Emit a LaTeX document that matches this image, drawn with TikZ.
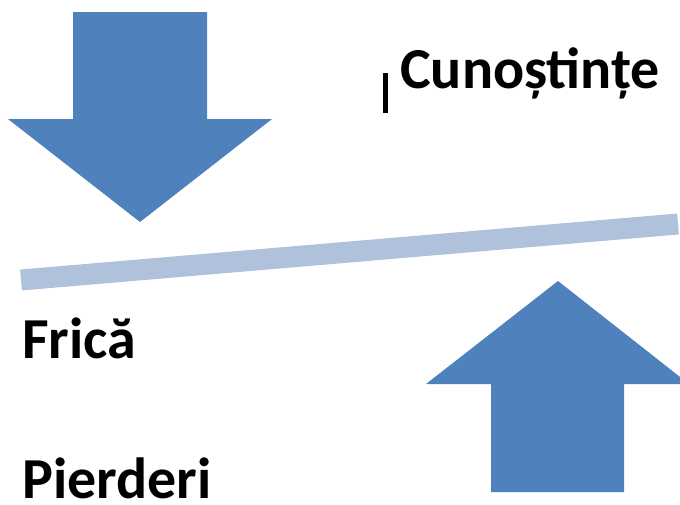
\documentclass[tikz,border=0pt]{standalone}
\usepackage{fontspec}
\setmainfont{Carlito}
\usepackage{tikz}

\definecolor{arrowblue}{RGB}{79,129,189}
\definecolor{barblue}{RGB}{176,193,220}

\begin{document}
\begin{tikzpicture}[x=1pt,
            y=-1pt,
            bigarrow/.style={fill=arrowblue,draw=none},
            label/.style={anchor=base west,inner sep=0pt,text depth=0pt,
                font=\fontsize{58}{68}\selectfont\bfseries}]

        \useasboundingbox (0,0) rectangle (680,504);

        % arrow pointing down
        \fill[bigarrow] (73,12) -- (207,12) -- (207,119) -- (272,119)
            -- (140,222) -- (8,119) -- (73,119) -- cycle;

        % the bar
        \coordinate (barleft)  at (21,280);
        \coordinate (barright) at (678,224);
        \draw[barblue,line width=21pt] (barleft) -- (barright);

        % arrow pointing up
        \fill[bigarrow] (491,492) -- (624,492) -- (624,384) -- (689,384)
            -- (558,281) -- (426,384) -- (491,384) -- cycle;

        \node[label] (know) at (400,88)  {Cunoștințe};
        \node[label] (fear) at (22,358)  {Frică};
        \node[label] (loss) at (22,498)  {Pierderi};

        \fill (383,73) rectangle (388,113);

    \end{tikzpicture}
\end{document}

▶ [Aim]: Everything from the first line of the listing above through the line that contains "-- (140,222) -- (8,119)" is to be restated word for word, minus the pictures.

▶ [Exercise result]:
Emit a LaTeX document that matches this image, drawn with TikZ.
\documentclass[tikz,border=0pt]{standalone}
\usepackage{fontspec}
\setmainfont{Carlito}
\usepackage{tikz}

\definecolor{arrowblue}{RGB}{79,129,189}
\definecolor{barblue}{RGB}{176,193,220}

\begin{document}
\begin{tikzpicture}[x=1pt,
            y=-1pt,
            bigarrow/.style={fill=arrowblue,draw=none},
            label/.style={anchor=base west,inner sep=0pt,text depth=0pt,
                font=\fontsize{58}{68}\selectfont\bfseries}]

        \useasboundingbox (0,0) rectangle (680,504);

        % arrow pointing down
        \fill[bigarrow] (73,12) -- (207,12) -- (207,119) -- (272,119)
            -- (140,222) -- (8,119) -- (73,119) -- cycle;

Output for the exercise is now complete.